Palmer’s comment was made in a meeting of the Gaming Commission that caused me to wonder if I was hearing things correctly. Because he was advocating for increasing the ratio over its then-level of 2.0. So at a time when the nation’s public attention to racing was largely concerned with fatalities at Santa Anita, we had New York’s Equine Medical Director proposing a rule change contrary to that of his own Task Force (and the Governor’s explicit directive) that would lessen safety protections for horses and jockeys.
Over a five-week period beginning in August, three of the fatalities from racing at Saratoga and Belmont came where the purse-to-claim ratio exceeded Palmer’s standard of 1.8.
One can certainly argue that increasing the purse in a claiming race is not going to cause a catastrophic injury. One can similarly argue that Lasix was not the cause of the fatalities at Santa Anita.

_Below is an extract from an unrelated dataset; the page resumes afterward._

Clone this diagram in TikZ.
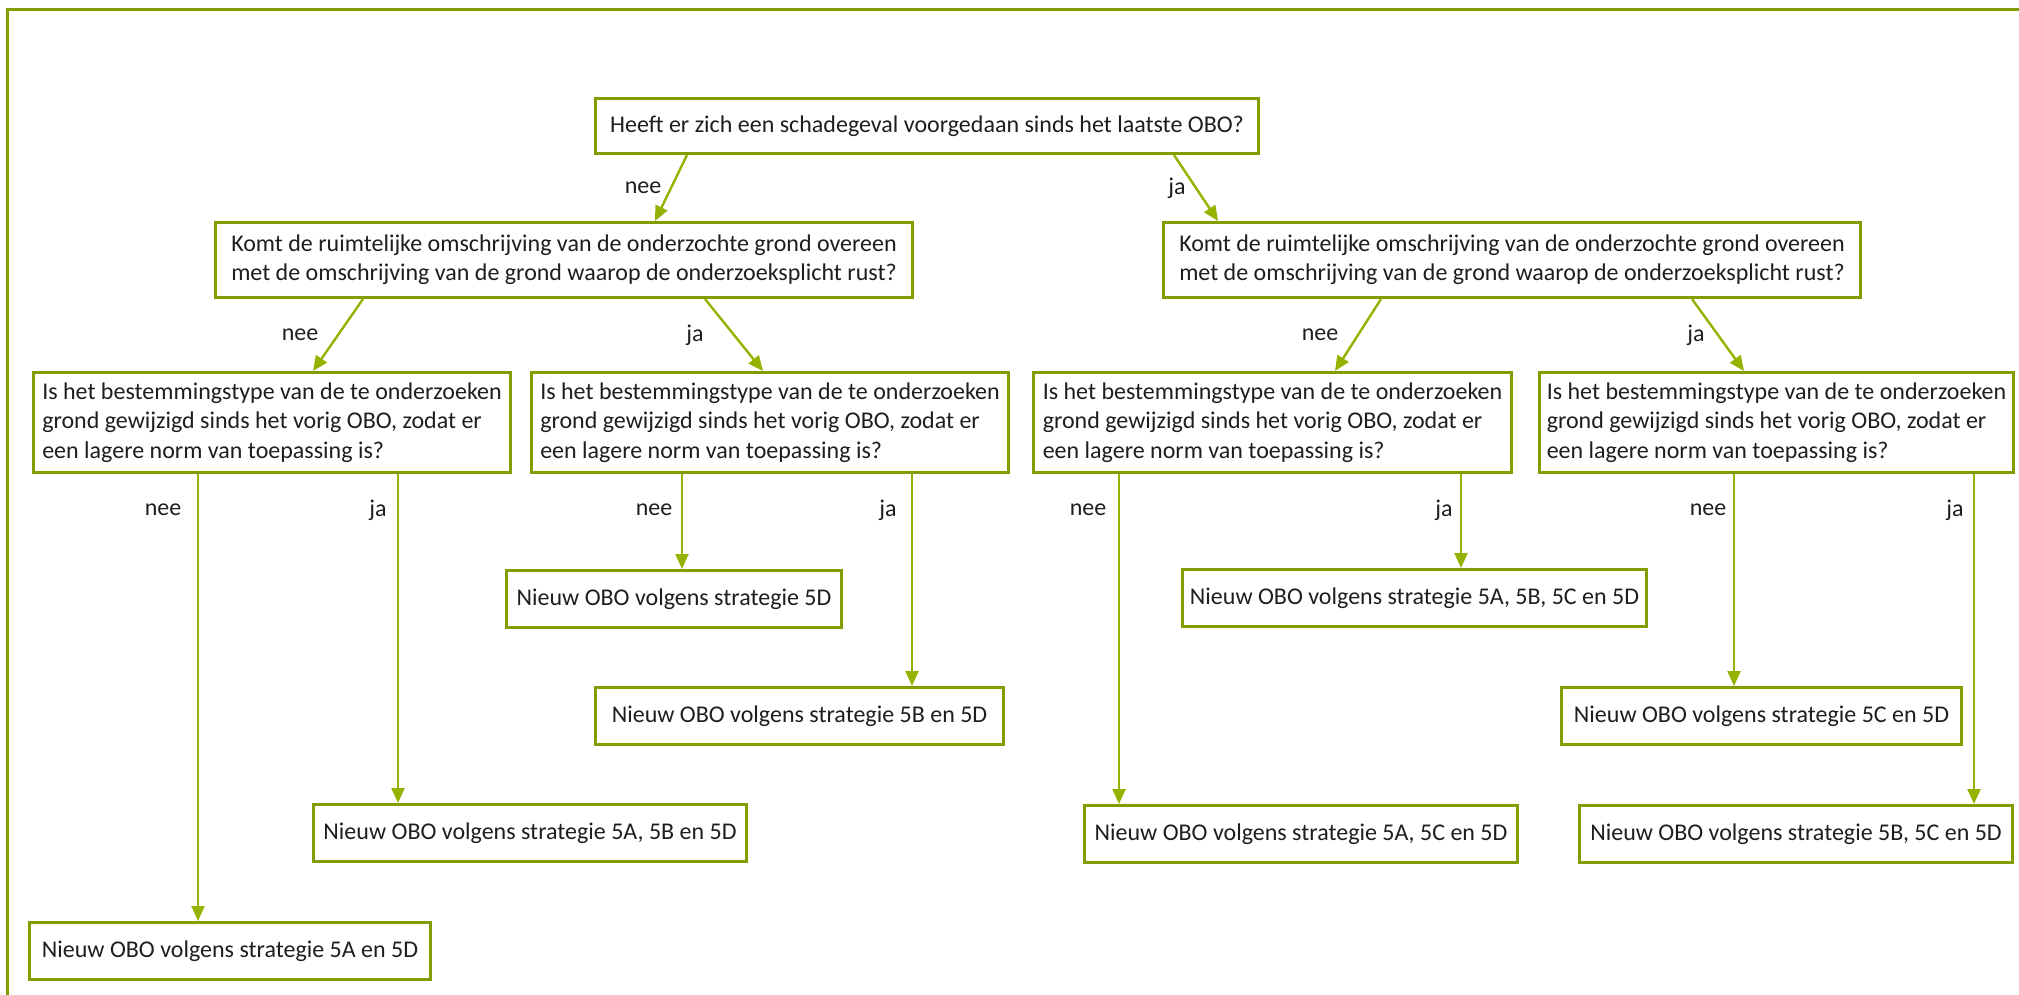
\documentclass[tikz,border=0pt]{standalone}
\usepackage{fontspec}
\setmainfont{Carlito}
\usetikzlibrary{arrows.meta,calc}
\definecolor{boxgreen}{RGB}{128,158,0}
\definecolor{arrgreen}{RGB}{148,178,0}
\definecolor{txt}{RGB}{30,30,30}
\tikzset{
  qbox/.style={draw=boxgreen, line width=3pt, fill=white, inner sep=0pt, align=left,
    anchor=north west, text=txt, font=\fontsize{24}{29.3}\selectfont, minimum height=57pt},
  lbl/.style={text=txt, font=\fontsize{24}{29.3}\selectfont, inner sep=0pt},
  arr/.style={draw=arrgreen, line width=2.4pt, -{Triangle[length=15pt,width=13pt]}},
}
\begin{document}
\begin{tikzpicture}[x=1pt,y=-1pt]
\useasboundingbox (0,0) rectangle (2019,995);
% outer frame (partly visible)
\draw[boxgreen, line width=3pt] (7,1000) -- (7,10) -- (2025,10);

% questions
\node[qbox, minimum width=663, minimum height=55] (q1) at (594,97)
  {\raisebox{-3pt}{Heeft er zich een schadegeval voorgedaan sinds het laatste OBO?}};
\node[qbox, minimum width=697, minimum height=75] (q2l) at (214,221)
  {Komt de ruimtelijke omschrijving van de onderzochte grond overeen\\met de omschrijving van de grond waarop de onderzoeksplicht rust?};
\node[qbox, minimum width=697, minimum height=75] (q2r) at (1162,221)
  {Komt de ruimtelijke omschrijving van de onderzochte grond overeen\\met de omschrijving van de grond waarop de onderzoeksplicht rust?};
\node[qbox, minimum width=477, minimum height=100] (q3a) at (32,371)
  {Is het bestemmingstype van de te onderzoeken\\grond gewijzigd sinds het vorig OBO, zodat er\\een lagere norm van toepassing is?};
\node[qbox, minimum width=477, minimum height=100] (q3b) at (530,371)
  {Is het bestemmingstype van de te onderzoeken\\grond gewijzigd sinds het vorig OBO, zodat er\\een lagere norm van toepassing is?};
\node[qbox, minimum width=478, minimum height=100] (q3c) at (1032,371)
  {Is het bestemmingstype van de te onderzoeken\\grond gewijzigd sinds het vorig OBO, zodat er\\een lagere norm van toepassing is?};
\node[qbox, minimum width=474, minimum height=100] (q3d) at (1538,371)
  {Is het bestemmingstype van de te onderzoeken\\grond gewijzigd sinds het vorig OBO, zodat er\\een lagere norm van toepassing is?};

% results
\node[qbox, minimum width=401] (l1) at (28,921)   {Nieuw OBO volgens strategie 5A en 5D};
\node[qbox, minimum width=433] (l2) at (312,803)  {Nieuw OBO volgens strategie 5A, 5B en 5D};
\node[qbox, minimum width=335] (l3) at (505,569)  {Nieuw OBO volgens strategie 5D};
\node[qbox, minimum width=408] (l4) at (594,686)  {Nieuw OBO volgens strategie 5B en 5D};
\node[qbox, minimum width=433] (l5) at (1083,804) {Nieuw OBO volgens strategie 5A, 5C en 5D};
\node[qbox, minimum width=464] (l6) at (1181,568) {Nieuw OBO volgens strategie 5A, 5B, 5C en 5D};
\node[qbox, minimum width=400] (l7) at (1560,686) {Nieuw OBO volgens strategie 5C en 5D};
\node[qbox, minimum width=433] (l8) at (1578,804) {Nieuw OBO volgens strategie 5B, 5C en 5D};

% connectors
\draw[arr] ($(q1.south west)+(93,0)$)   -- ($(q2l.north west)+(441,0)$);
\draw[arr] ($(q1.south west)+(580,0)$)  -- ($(q2r.north west)+(56,0)$);
\draw[arr] ($(q2l.south west)+(149,0)$) -- ($(q3a.north west)+(281,0)$);
\draw[arr] ($(q2l.south west)+(491,0)$) -- ($(q3b.north west)+(233,0)$);
\draw[arr] ($(q2r.south west)+(219,0)$) -- ($(q3c.north west)+(303,0)$);
\draw[arr] ($(q2r.south west)+(530,0)$) -- ($(q3d.north west)+(206,0)$);
\draw[arr] ($(q3a.south west)+(166,0)$) -- ($(l1.north west)+(170,0)$);
\draw[arr] ($(q3a.south west)+(366,0)$) -- ($(l2.north west)+(86,0)$);
\draw[arr] ($(q3b.south west)+(152,0)$) -- ($(l3.north west)+(177,0)$);
\draw[arr] ($(q3b.south west)+(382,0)$) -- ($(l4.north west)+(318,0)$);
\draw[arr] ($(q3c.south west)+(87,0)$)  -- ($(l5.north west)+(36,0)$);
\draw[arr] ($(q3c.south west)+(429,0)$) -- ($(l6.north west)+(280,0)$);
\draw[arr] ($(q3d.south west)+(196,0)$) -- ($(l7.north west)+(174,0)$);
\draw[arr] ($(q3d.south west)+(436,0)$) -- ($(l8.north west)+(396,0)$);

% labels
\node[lbl] (t1) at (643,188) {nee};
\node[lbl] (t2) at (1177,188) {ja};
\node[lbl] (t3) at (300,335) {nee};
\node[lbl] (t4) at (695,335) {ja};
\node[lbl] (t5) at (1320,335) {nee};
\node[lbl] (t6) at (1696,335) {ja};
\node[lbl] (t7) at (163,510) {nee};
\node[lbl] (t8) at (378,510) {ja};
\node[lbl] (t9) at (654,510) {nee};
\node[lbl] (t10) at (888,510) {ja};
\node[lbl] (t11) at (1088,510) {nee};
\node[lbl] (t12) at (1444,510) {ja};
\node[lbl] (t13) at (1708,510) {nee};
\node[lbl] (t14) at (1955,510) {ja};
\end{tikzpicture}
\end{document}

What would seem to be inarguable, however, is that horse racing has a serious public perception problem, and that the use of race-day medication and the Palmer-backed change is not going to convince a skeptical public that racing is doing everything it can to protect horses and jockeys.
While California has The Stronach Group and the CHRB acutely aware of the need for public support, it also has a Governor and a United States Senator who have already made public comments raising a possibility that horse racing could be abolished. If New York’s racing leaders think Governor Cuomo will stand with them if the state begins to experience a similar level of controversy, it time for them to stop deluding themselves.
The Thoroughbred Daily News had a recent feature in which it asked prominent racing insiders to comment on a controversial proposal by The Jockey Club to regulate breeding. A common thread of many responses was that the industry had more important issues, implicitly saying that the sport could only focus on one matter at a time. Much to my delight, TDN is now asking “what would you do to improve the sport?”
The first respondent identified free past performance data as his top priority. That’s right. An industry is confronting a legitimate existential crisis and the most important matter is getting free PP’s into the hands of those who don’t want to spend $4 to get a racing card from The Daily Racing Form.
This is a level of obtuseness that may be the second biggest threat to racing’s survival. The national racing organizations – with the notable exception of The Jockey Club – are bereft of ideas and are instead clinging desperately to maintain the status quo, even though that status quo has seen constantly declining metrics on the sport’s perception.
One such group, the National Horsemen’s Benevolent and Protective Association, recently put out a statement advocating the retention of Lasix on race day. Then there is the Association of Racing Commissioners International – possibly in an effort to emphasize their cluelessness – said that if the horse people who cared so much about their horses could not use Lasix, they would start injecting formaldehyde. Seriously.
New York could join with California and start implementing safety-oriented steps – I would start with a vigorous program of Out-of-Competition Testing. I candidly doubt that New York will take any meaningful actions. It is yet another reason that those concerned about the future of the sport should push for adoption of the Horse Racing Integrity Act in the United States Congress.